AI Triage reads files rather than detonating them, providing structured reasoning about what each file does, how it works, and why it exists. Every file in the vault has this analysis available continuously, not just the ones an analyst thought to query.

None of these capabilities work without the files themselves. Detection requires data. The most important data is the files. And the files must be kept.

The Missing Security Control

Security teams have invested heavily in improving detection logic. They tune alerts, refine analytics, and expand telemetry coverage across the enterprise. But the effectiveness of every one of those controls depends on the evidence available for analysis.

Logs provide context. They show when something happened. Files provide truth. They reveal what actually happened.

Organizations that retain those files gain the ability to investigate the past with the same clarity they apply to the present. Those that do not are forced to work from partial evidence and incomplete timelines.

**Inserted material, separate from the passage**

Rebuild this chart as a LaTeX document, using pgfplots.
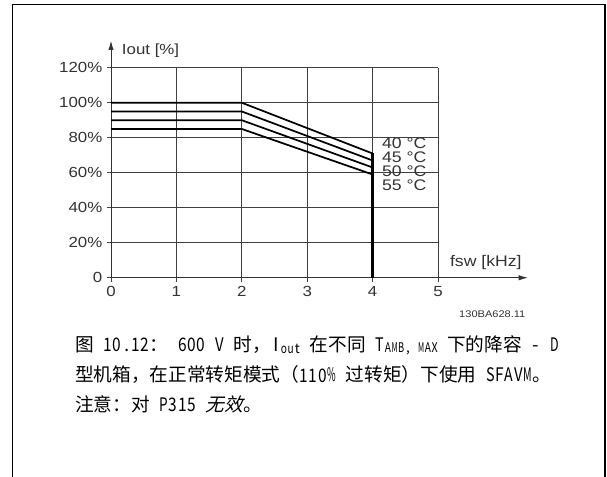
\documentclass[border=0pt]{standalone}
\usepackage{fontspec}
\setmainfont[FakeStretch=1.15]{Liberation Sans}
\newfontfamily\cjk{Noto Sans CJK SC}
\newfontfamily\cjkit[FakeSlant=0.25]{Noto Sans CJK SC}
\usepackage{graphicx}
\usepackage{pgfplots}
\pgfplotsset{compat=1.18}
\usetikzlibrary{arrows.meta}
\newsavebox\hwbox
\makeatletter
\def\hw#1{\hw@loop#1\hw@end}
\def\hw@loop#1{\ifx#1\hw@end\else\hw@char{#1}\expandafter\hw@loop\fi}
\newcommand\hw@char[1]{\sbox\hwbox{#1}\ifdim\wd\hwbox>0.48em\relax\makebox[0.5em]{\resizebox{0.46em}{\height}{#1}}\else\makebox[0.5em]{#1}\fi}
\makeatother
\newcommand\hsp{\hspace{0.5em}}
\begin{document}
\begin{tikzpicture}
\useasboundingbox (0,0) rectangle (455.25pt,-357.75pt);
\fill[white] (0,0) rectangle (455.25pt,-357.75pt);
\draw[line width=0.9pt] (9.4pt,-357.75pt) -- (9.4pt,-3.4pt) -- (453.75pt,-3.4pt) -- (453.75pt,-357.75pt);
\begin{axis}[
  at={(83.25pt,-208.3pt)}, anchor=south west,
  scale only axis, width=245.25pt, height=157.5pt,
  xmin=0, xmax=5, ymin=0, ymax=120,
  axis lines=left,
  x axis line style={black!80, line width=0.7pt, -{Latex[length=7pt,width=4pt]}, shorten >=-67.5pt},
  y axis line style={black!80, line width=0.7pt, -{Latex[length=7pt,width=4pt]}, shorten >=-20.3pt},
  grid=major,
  grid style={black!75, line width=0.6pt},
  xtick={0,1,2,3,4,5}, ytick={0,20,40,60,80,100,120},
  xticklabels={0,1,2,3,4,5},
  yticklabels={0,20\%,40\%,60\%,80\%,100\%,120\%},
  tick align=outside, major tick length=3pt,
  tick style={black!75, line width=0.6pt},
  ticklabel style={font=\fontsize{11}{11}\selectfont, text=black!80},
  clip=false,
]
\addplot[black, line width=1.3pt] coordinates {(0,100) (2,100) (4,71)};
\addplot[black, line width=1.3pt] coordinates {(0,95) (2,95) (4,67)};
\addplot[black, line width=1.3pt] coordinates {(0,90) (2,90) (4,63)};
\addplot[black, line width=1.3pt] coordinates {(0,85) (2,85) (4,59)};
\addplot[black, line width=1.7pt] coordinates {(4,71) (4,0)};
\node[anchor=west, inner sep=0, font=\fontsize{11.5}{11.5}\selectfont, text=black!80] at (axis cs:4.14,76.8) {40 °C};
\node[anchor=west, inner sep=0, font=\fontsize{11.5}{11.5}\selectfont, text=black!80] at (axis cs:4.14,68.8) {45 °C};
\node[anchor=west, inner sep=0, font=\fontsize{11.5}{11.5}\selectfont, text=black!80] at (axis cs:4.14,61.1) {50 °C};
\node[anchor=west, inner sep=0, font=\fontsize{11.5}{11.5}\selectfont, text=black!80] at (axis cs:4.14,53.0) {55 °C};
\node[anchor=west, inner sep=0, font=\fontsize{11}{11}\selectfont, text=black!80] at (axis cs:0.164,129.7) {Iout [\%]};
\node[anchor=west, inner sep=0, font=\fontsize{11.5}{11.5}\selectfont, text=black!80] at (axis cs:5.18,8.4) {fsw [kHz]};
\node[anchor=center, inner sep=0, font=\fontsize{7.2}{7.2}\selectfont, text=black!80] at (axis cs:5.83,-20.7) {130BA628.11};
\end{axis}
\node[anchor=base west, inner sep=0, font=\fontsize{14}{14}\selectfont] at (56.25pt,-263.6pt)
  {\cjk 图\hsp\hw{10.12}：\hsp\hw{600}\hsp\hw{V}\hsp 时，\hw{I}\raisebox{-1.5pt}{\fontsize{10}{10}\selectfont\hw{out}}\hsp 在不同\hsp\hw{T}\raisebox{-1pt}{\fontsize{10}{10}\selectfont\hw{AMB,~MAX}}\hsp 下的降容\hsp\hw{-}\hsp\hw{D}};
\node[anchor=base west, inner sep=0, font=\fontsize{14}{14}\selectfont] at (56.25pt,-286.5pt)
  {\cjk 型机箱，在正常转矩模式（\hw{110\%}\hsp 过转矩）下使用\hsp\hw{SFAVM}。};
\node[anchor=base west, inner sep=0, font=\fontsize{14}{14}\selectfont] at (56.25pt,-308.6pt)
  {\cjk 注意：对\hsp\hw{P315}\hsp{\cjkit 无效}。};
\end{tikzpicture}
\end{document}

File retention is not an operational afterthought. It is the control that makes every other security capability possible.

Stairwell preserves every file from every endpoint inside a private vault and continuously re-analyzes that corpus as new intelligence emerges. The forensic record required for serious investigations begins with keeping the evidence that matters.

Frequently Asked Questions

Why aren’t logs enough for a serious investigation?

Logs capture that an event occurred. A process ran. A file was written. A connection was made. What logs do not capture is the file itself. When an investigation requires code similarity analysis, variant detection, or retroactive YARA matching, the file has to be there. Logs reference evidence. Files are evidence.

How do attackers exploit retention windows?

Sophisticated actors understand that most organizations retain logs for 30 to 90 days. Long dwell times are deliberate. A loader may land in February and remain dormant until September. By the time the incident is detected, the logs covering the initial compromise may have aged out and the original file was never retained. The investigation starts with a gap covering the most critical period.

Does retaining files replace our EDR or SIEM?

No. EDR and SIEM remain part of the stack. What file retention adds is the analytical depth that log-based tools cannot provide on their own. When a new threat report drops six months after an incident, you can retroactively check whether those files were ever in your environment. You cannot do that with a SIEM alert that has already aged out.

What about storage costs?

The cost equation has shifted. The expense of a major incident, including external response teams, regulatory exposure, and operational disruption, routinely exceeds what file retention would have cost. When organizations realize mid-investigation that their forensic record is incomplete because files were never kept, the cost comparison becomes obvious quickly.

How is this different from a sandbox?

A sandbox detonates files and records what happened during execution. That is useful. It is also a one-time event. A private file corpus retains every executable across your entire environment, applies new intelligence retroactively, detects variants through code similarity, and lets you prove containment with historical evidence. It is not a detonation tool. It is a continuous intelligence layer built on the files themselves.

What does “continuous reanalysis” actually mean?

It means new intelligence is applied backward, not just forward. When a new YARA rule is written or a new malware family is identified, Stairwell runs that intelligence against your entire historical file corpus automatically. A file that looked unremarkable a year ago may be immediately flagged as part of a known campaign. You gain retroactive visibility without re-investigating from scratch.

How do you prove incident containment?

Containment is not alerts going quiet. Containment is being able to show, with evidence, that the relevant files, variants, and related artifacts are not present anywhere in your environment, now or historically. A continuous private file corpus makes that question answerable. Without it, you are guessing.